In March 2009, RBG Kew will be sending the UK’s 22,000 primary schools a treasure chest full of free resources to be used in the classroom, online and in the great outdoors. The free resources are clearly mapped to the primary science curriculum and include fun activities for Years 1-6.

With exciting missions to discover plants in the wild (from the school playing fields to weeds growing in the cracks in the pavement!) The Great Plant Hunt also gives children the chance to be part of the UK’s biggest ever school science project.

They will be invited to take part in a unique experiment to help Kew’s Millennium Seed Bank build the world’s largest collection of seeds from a single species

Teachers are invited to register their interest in the project.

RBG Kew’s Professor Angela McFarlane comments: ‘This is tremendously exciting stuff!
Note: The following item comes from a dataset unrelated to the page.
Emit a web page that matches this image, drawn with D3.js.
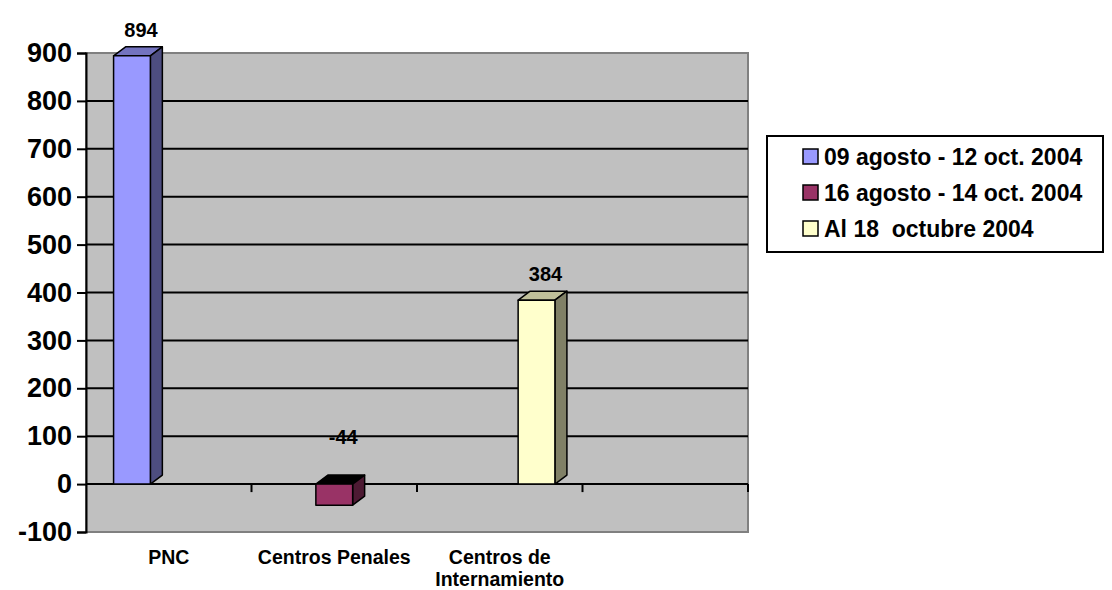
<!DOCTYPE html>
<html>
<head>
<meta charset="utf-8">
<script src="https://d3js.org/d3.v7.min.js"></script>
<style>
  body { margin: 0; background: #fff; }
  text { font-family: Arial, "Liberation Sans", sans-serif; font-weight: bold; fill: #000; }
</style>
</head>
<body>
<div id="chart"></div>
<script>
// DATA
var categories = ["PNC", "Centros Penales", "Centros de Internamiento", ""];
var seriesNames = ["09 agosto - 12 oct. 2004", "16 agosto - 14 oct. 2004", "Al 18  octubre 2004"];
var serie1 = [894, null, null, null];
var serie2 = [null, -44, null, null];
var serie3 = [null, null, 384, null];
var yTicks = [-100, 0, 100, 200, 300, 400, 500, 600, 700, 800, 900];

// COLORS (front, side, top)
var colors = [
  { front: "#9999FF", side: "#4D4D80", top: "#7373BF" },
  { front: "#993366", side: "#4D1A33", top: "#000000" },
  { front: "#FFFFCC", side: "#808066", top: "#BFBF99" }
];

var WIDTH = 1112, HEIGHT = 590;
var DX = 12, DY = 9;   // 3d depth offset
var plot = { left: 86, right: 748, top: 53, bottom: 532 };

var svg = d3.select("#chart").append("svg")
    .attr("width", WIDTH)
    .attr("height", HEIGHT);

var y = d3.scaleLinear()
    .domain([-100, 900])
    .range([plot.bottom, plot.top]);

var x = d3.scaleBand()
    .domain(categories.map(function(d, i) { return i; }))
    .range([plot.left, plot.right])
    .paddingInner(0)
    .paddingOuter(0);

// cluster of 3 bars, gap width 150%
var slot = x.bandwidth();
var barW = slot / (3 + 1.5);
var xs = d3.scaleBand()
    .domain([0, 1, 2])
    .range([barW * 0.75, barW * 0.75 + barW * 3]);

// plot area
svg.append("rect")
    .attr("x", plot.left)
    .attr("y", plot.top)
    .attr("width", plot.right - plot.left)
    .attr("height", plot.bottom - plot.top)
    .attr("fill", "#C0C0C0")
    .attr("stroke", "#808080")
    .attr("stroke-width", 2);

// gridlines
svg.append("g")
  .selectAll("line")
  .data(yTicks.filter(function(t) { return t > -100 && t < 900; }))
  .enter().append("line")
    .attr("x1", plot.left)
    .attr("x2", plot.right)
    .attr("y1", function(d) { return y(d); })
    .attr("y2", function(d) { return y(d); })
    .attr("stroke", "#000")
    .attr("stroke-width", 2);

// y axis
var yAxis = svg.append("g")
    .attr("transform", "translate(" + plot.left + ",0)")
    .call(d3.axisLeft(y)
      .tickValues(yTicks)
      .tickFormat(function(d) { return String(d); })
      .tickSize(9)
      .tickPadding(5));
yAxis.select(".domain").attr("stroke", "#000").attr("stroke-width", 2);
yAxis.selectAll(".tick line").attr("stroke", "#000").attr("stroke-width", 2);
yAxis.selectAll(".tick text")
    .attr("font-size", "27px")
    .attr("font-family", "Arial, 'Liberation Sans', sans-serif")
    .attr("font-weight", "bold")
    .attr("fill", "#000");

// x axis ticks at category boundaries, on the zero line
svg.append("g")
  .selectAll("line")
  .data(categories.map(function(d, i) { return i; }))
  .enter().append("line")
    .attr("x1", function(i) { return x(i) + slot; })
    .attr("x2", function(i) { return x(i) + slot; })
    .attr("y1", y(0))
    .attr("y2", y(0) + 8)
    .attr("stroke", "#000")
    .attr("stroke-width", 2);

// bars
var series = [serie1, serie2, serie3];
var bars = [];
series.forEach(function(values, s) {
  values.forEach(function(v, i) {
    if (v === null) return;
    bars.push({ s: s, i: i, v: v });
  });
});

var barG = svg.append("g")
    .attr("stroke", "#000")
    .attr("stroke-width", 1.5)
    .attr("stroke-linejoin", "round");

bars.forEach(function(b) {
  var x0 = x(b.i) + xs(b.s);
  var x1 = x0 + xs.bandwidth();
  var yTop = y(Math.max(b.v, 0));
  var yBot = y(Math.min(b.v, 0));
  var c = colors[b.s];

  barG.append("polygon")
      .attr("points", [[x0, yTop], [x0 + DX, yTop - DY], [x1 + DX, yTop - DY], [x1, yTop]].join(" "))
      .attr("fill", c.top);
  barG.append("polygon")
      .attr("points", [[x1, yTop], [x1 + DX, yTop - DY], [x1 + DX, yBot - DY], [x1, yBot]].join(" "))
      .attr("fill", c.side);
  barG.append("rect")
      .attr("x", x0)
      .attr("y", yTop)
      .attr("width", x1 - x0)
      .attr("height", yBot - yTop)
      .attr("fill", c.front);

  svg.append("text")
      .attr("x", (x0 + x1) / 2 + DX * 0.75)
      .attr("y", y(Math.abs(b.v)) - 19)
      .attr("text-anchor", "middle")
      .attr("font-size", "20px")
      .text(String(b.v));
});

// category labels
var catText = svg.append("g")
  .selectAll("text")
  .data(categories)
  .enter().append("text")
    .attr("x", function(d, i) { return x(i) + slot / 2; })
    .attr("y", 564)
    .attr("text-anchor", "middle")
    .attr("font-size", "19.5px");

catText.each(function(d) {
  var el = d3.select(this);
  var words = d.split(" ");
  var line = [];
  var tspan = el.append("tspan").attr("x", el.attr("x"));
  words.forEach(function(w) {
    line.push(w);
    tspan.text(line.join(" "));
    if (tspan.node().getComputedTextLength() > slot - 4 && line.length > 1) {
      line.pop();
      tspan.text(line.join(" "));
      line = [w];
      tspan = el.append("tspan")
          .attr("x", el.attr("x"))
          .attr("dy", 22)
          .text(w);
    }
  });
});

// legend
var legend = svg.append("g");
legend.append("rect")
    .attr("x", 767)
    .attr("y", 136)
    .attr("width", 336)
    .attr("height", 116)
    .attr("fill", "#fff")
    .attr("stroke", "#000")
    .attr("stroke-width", 2);

var legendRow = legend.selectAll("g.row")
    .data(seriesNames)
    .enter().append("g")
      .attr("class", "row")
      .attr("transform", function(d, i) { return "translate(0," + (157 + i * 36) + ")"; });

legendRow.append("rect")
    .attr("x", 803)
    .attr("y", -8)
    .attr("width", 15)
    .attr("height", 15)
    .attr("fill", function(d, i) { return colors[i].front; })
    .attr("stroke", "#000")
    .attr("stroke-width", 1.5);

legendRow.append("text")
    .attr("x", 824)
    .attr("y", 0)
    .attr("dy", "0.35em")
    .attr("font-size", "23px")
    .style("white-space", "pre")
    .text(function(d) { return d; });
</script>
</body>
</html>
It’s kids doing real science in a fun and accessible way. People often forget how young Charles Darwin was when he set out for foreign shores on the Beagle. We all know him as this bearded old man but in actual fact he was a mere stripling of 22 when he started his travels overseas.

‘As the world wakes up to the tremendous responsibility we all share to protect this incredible planet of ours, we hope The Great Plant Hunt will introduce the nation’s children to a lifetime of caring for the natural world. Who knows, we may find the next Darwin!’